A work-in-progress since 2016, Victory Belles is a planned free-to-play mobile RPG that presents itself as a Western counterpart to the likes of Kancolle, and it certainly looks the part. While there are those who might dismiss this out of hand, whether it’s the general association between “free-to-play” and “pay-to-win” or the delays, there’s more going for this than exceeding its original $30,000 Kickstarter target.

The artwork for the myriad shipgirls, though very much inspired by Kancolle, still manages to look distinctive and evocative of wartime imagery. (Source)

This is particularly evident in the presentation. The overall aesthetics owe quite a bit to Japanese anime and especially Kancolle, whether in the soft colors or in the eyes of the various shipgirls. At the same time, they’re also combined with Western art direction and inspiration from actual Wartime imagery (be it military uniforms, traditional attire or 1940s pin-up) to create a look that’s rather unmistakable. That the characters themselves are described as having distinct personalities, are accompanied by generally solid voice-acting (with appropriate language tracks depending on the shipgirl), and can even be romanced in-game over the course of a campaign certainly add to the immersion. Or at the very least, that’s the intended plan.

Latest update video on the game, showcasing the "Sortie"
mechanic and other campaign systems. (2019)

Granted, from an outsider’s perspective, Victory Belles has quite a bit going against it. Having long surpassed its initial release date, the game was intended for a 2017 launch, the landscape it’s entering has changed quite a bit. With titles like Azur Lane and Girls Frontline also becoming popular in more recent years, it’s an even more competitive scene than before. This in turn can make it harder for the developers to have their work stand out from the crowd or retort cynical proclamations of the project being dead in the water.

Aleutian Campaign - You select the path, scout, and order air strikes! 
Even at this stage the project's campaign mode shows signs that it's not linear,
with myriad outcomes and opportunities for romance. (Source)
With the constant updates, visual documentation of what Victory Belles has to offer, and showing off actual gameplay features, there’s good reason not to dismiss it just yet. Until then, there’s another viable alternative for those looking into the “weebification” of Western gaming, especially naval gaming. One that’s already out and being enjoyed by lots of gamers.

Mermaid’s Wrath (World of Warships mod)

Released and developed by Russian studio Lesta OOO in 2015, World of Warships is a naval combat MMO that manages to pull off “free to play” rather than just “pay to win.” Being based mainly on World Wars I and II, it might seem at a glance like something unlikely to attract anime fans at large. With the popularity of  Kancolle and Arpeggio of Blue Steel, however, the game’s also seen its share of the "Japanizing" treatment. Something even the developers have taken notice of.

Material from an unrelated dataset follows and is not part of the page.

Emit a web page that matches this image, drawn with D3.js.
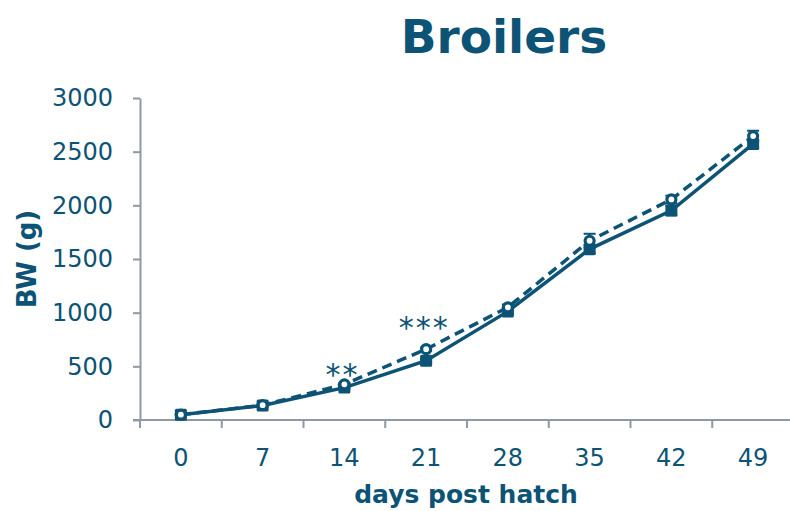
<!DOCTYPE html>
<html>
<head>
<meta charset="utf-8">
<script src="https://cdn.jsdelivr.net/npm/d3@7"></script>
<style>
  html, body { margin: 0; padding: 0; background: #fff; }
  svg { display: block; }
  text { font-family: "DejaVu Sans", Verdana, sans-serif; }
</style>
</head>
<body>
<svg id="chart" width="790" height="511"></svg>
<script>
// Body weight of broilers by age (g), two groups with SEM
const days = [0, 7, 14, 21, 28, 35, 42, 49];
const solidBW = [48, 135, 302, 552, 1012, 1592, 1952, 2572];
const solidSEM = [5, 6, 10, 15, 25, 40, 45, 40];
const dashedBW = [50, 138, 332, 660, 1050, 1670, 2055, 2645];
const dashedSEM = [5, 6, 10, 15, 25, 65, 35, 50];
const yTicks = [0, 500, 1000, 1500, 2000, 2500, 3000];
// significance marks, centred at the given BW level
const significance = [
  { day: 14, label: "**", level: 455 },
  { day: 21, label: "***", level: 895 }
];

const ink = "#0c5375";
const axisGrey = "#8e99a6";

const svg = d3.select("#chart");

const x = d3.scaleBand().domain(days).range([140, 794]).paddingInner(0).paddingOuter(0);
const y = d3.scaleLinear().domain([0, 3000]).range([420, 98]);
const cx = d => x(d) + x.bandwidth() / 2;

// Y axis
const yAxis = svg.append("g")
  .attr("transform", "translate(140,0)")
  .call(d3.axisLeft(y).tickValues(yTicks).tickFormat(d3.format("d"))
    .tickSize(7).tickSizeOuter(0).tickPadding(20));
yAxis.select(".domain").attr("stroke", axisGrey).attr("stroke-width", 2);
yAxis.selectAll(".tick line").attr("stroke", axisGrey).attr("stroke-width", 2);
yAxis.selectAll(".tick text")
  .attr("fill", ink).attr("font-size", 24).attr("font-family", "DejaVu Sans, Verdana, sans-serif");

// X axis: ticks sit on the category boundaries, labels at the centres
const xAxis = svg.append("g").attr("transform", "translate(0,420)");
xAxis.append("line")
  .attr("x1", 133).attr("x2", 794).attr("y1", 0).attr("y2", 0)
  .attr("stroke", axisGrey).attr("stroke-width", 2);
xAxis.selectAll("line.tick").data(days).join("line")
  .attr("class", "tick")
  .attr("x1", d => x(d)).attr("x2", d => x(d))
  .attr("y1", 0).attr("y2", 8)
  .attr("stroke", axisGrey).attr("stroke-width", 2);
xAxis.selectAll("text").data(days).join("text")
  .attr("x", d => cx(d)).attr("y", 46)
  .attr("text-anchor", "middle")
  .attr("fill", ink).attr("font-size", 24)
  .text(d => d);

// Axis titles and chart title
svg.append("text")
  .attr("x", 504).attr("y", 53)
  .attr("text-anchor", "middle")
  .attr("fill", ink).attr("font-size", 47).attr("font-weight", "bold")
  .text("Broilers");

svg.append("text")
  .attr("x", 466).attr("y", 503)
  .attr("text-anchor", "middle")
  .attr("fill", ink).attr("font-size", 25).attr("font-weight", "bold")
  .text("days post hatch");

svg.append("text")
  .attr("transform", "translate(36,259) rotate(-90)")
  .attr("text-anchor", "middle")
  .attr("fill", ink).attr("font-size", 26).attr("font-weight", "bold")
  .text("BW (g)");

// Series
const solidData = days.map((d, i) => ({ day: d, v: solidBW[i], e: solidSEM[i] }));
const dashedData = days.map((d, i) => ({ day: d, v: dashedBW[i], e: dashedSEM[i] }));

const line = d3.line().x(d => cx(d.day)).y(d => y(d.v));

function errorBars(data) {
  const g = svg.append("g").attr("stroke", ink).attr("stroke-width", 2);
  g.selectAll("line.v").data(data).join("line")
    .attr("class", "v")
    .attr("x1", d => cx(d.day)).attr("x2", d => cx(d.day))
    .attr("y1", d => y(d.v - d.e)).attr("y2", d => y(d.v + d.e));
  g.selectAll("line.t").data(data).join("line")
    .attr("class", "t")
    .attr("x1", d => cx(d.day) - 6).attr("x2", d => cx(d.day) + 6)
    .attr("y1", d => y(d.v + d.e)).attr("y2", d => y(d.v + d.e));
  g.selectAll("line.b").data(data).join("line")
    .attr("class", "b")
    .attr("x1", d => cx(d.day) - 6).attr("x2", d => cx(d.day) + 6)
    .attr("y1", d => y(d.v - d.e)).attr("y2", d => y(d.v - d.e));
}

errorBars(solidData);
errorBars(dashedData);

svg.append("path").datum(dashedData)
  .attr("d", line).attr("fill", "none")
  .attr("stroke", ink).attr("stroke-width", 3.5)
  .attr("stroke-dasharray", "10,6");

svg.append("path").datum(solidData)
  .attr("d", line).attr("fill", "none")
  .attr("stroke", ink).attr("stroke-width", 3.5);

// Filled square markers (solid series)
svg.append("g").selectAll("rect").data(solidData).join("rect")
  .attr("x", d => cx(d.day) - 6).attr("y", d => y(d.v) - 6)
  .attr("width", 12).attr("height", 12)
  .attr("rx", 1.5)
  .attr("fill", ink);

// Open circle markers (dashed series)
svg.append("g").selectAll("circle").data(dashedData).join("circle")
  .attr("cx", d => cx(d.day)).attr("cy", d => y(d.v))
  .attr("r", 4.5)
  .attr("fill", "#fff").attr("stroke", ink).attr("stroke-width", 3.2);

// Significance marks (baseline dropped so the asterisks centre on the level)
svg.append("g").selectAll("text").data(significance).join("text")
  .attr("x", d => cx(d.day) - 2)
  .attr("y", d => y(d.level) + 14)
  .attr("text-anchor", "middle")
  .attr("fill", ink).attr("font-size", 30)
  .attr("letter-spacing", 2)
  .text(d => d.label);
</script>
</body>
</html>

World of Warships x Azur Lane crossover event. (2019)
Beyond the fact that Kancolle mods do indeed exist, there’s also has a more ambitious fan project, called Mermaid’s Wrath. Headed by Chobittsu Studios, this mod is a thorough overhaul of the game’s audio, replacing just about every male voice track with a female one. In its present state, there is a multitude of lines, random quips, and responses for various situations. This includes clips for when vessels are idle or in the thick of the action. That there are also accents and cultural variations, depending on the factions involved, such as Royal Navy ships having crew that sound the part to help give enough immersion to maintain suspension of disbelief.

Commercial ad for Mermaid’s Wrath, showcasing the voices and other features. (2018)

There’s more to Mermaid’s Wrath than just the sounds, however. Going the extra mile, the avatars, portraits and even the names of ship captains are similarly changed up to be all-female. Being based for the most part on the actresses and modders themselves, they’re all done in an alluring anime style that, combined with the voice acting, really sells the proverbial “waifu” angle. Which isn’t even getting to the special holiday-themed variants, eccentric characters, references to science-fiction works like Honor Harrington, and the ability to play as characters from Azur Lane.
The wide variety of portraits offered, even for the US alone, helps make the mod stand out. (Source)
The end product may result in World of Warships coming off as more like a visual novel or dating sim, but with more explosions and naval bombardments. A strange blend, to be sure, though it still manages to work.

The Tip of the Iceberg

These are by no means the only examples of Western games getting the "Japanizing" treatment. A quick search on YouTube or ModDB alone shows a seeming universe of variety, with games as varied as Doom, the GTA series, and even Paradox Interactive's titles bearing witness to efforts that blur the line between East and West.

 Even the alternate history world of Kaiserreich: Legacy of the Weltkrieg is not 
safe from anime waifus with the Moereich! submod. (Source)

While they're not everyone's cup of tea, there's something to be said about such trends. Indeed, they reflect a kind of cultural exchange that, rather than being sneered or dismissed, would better serve the Western gaming industry by inspiring greater creativity.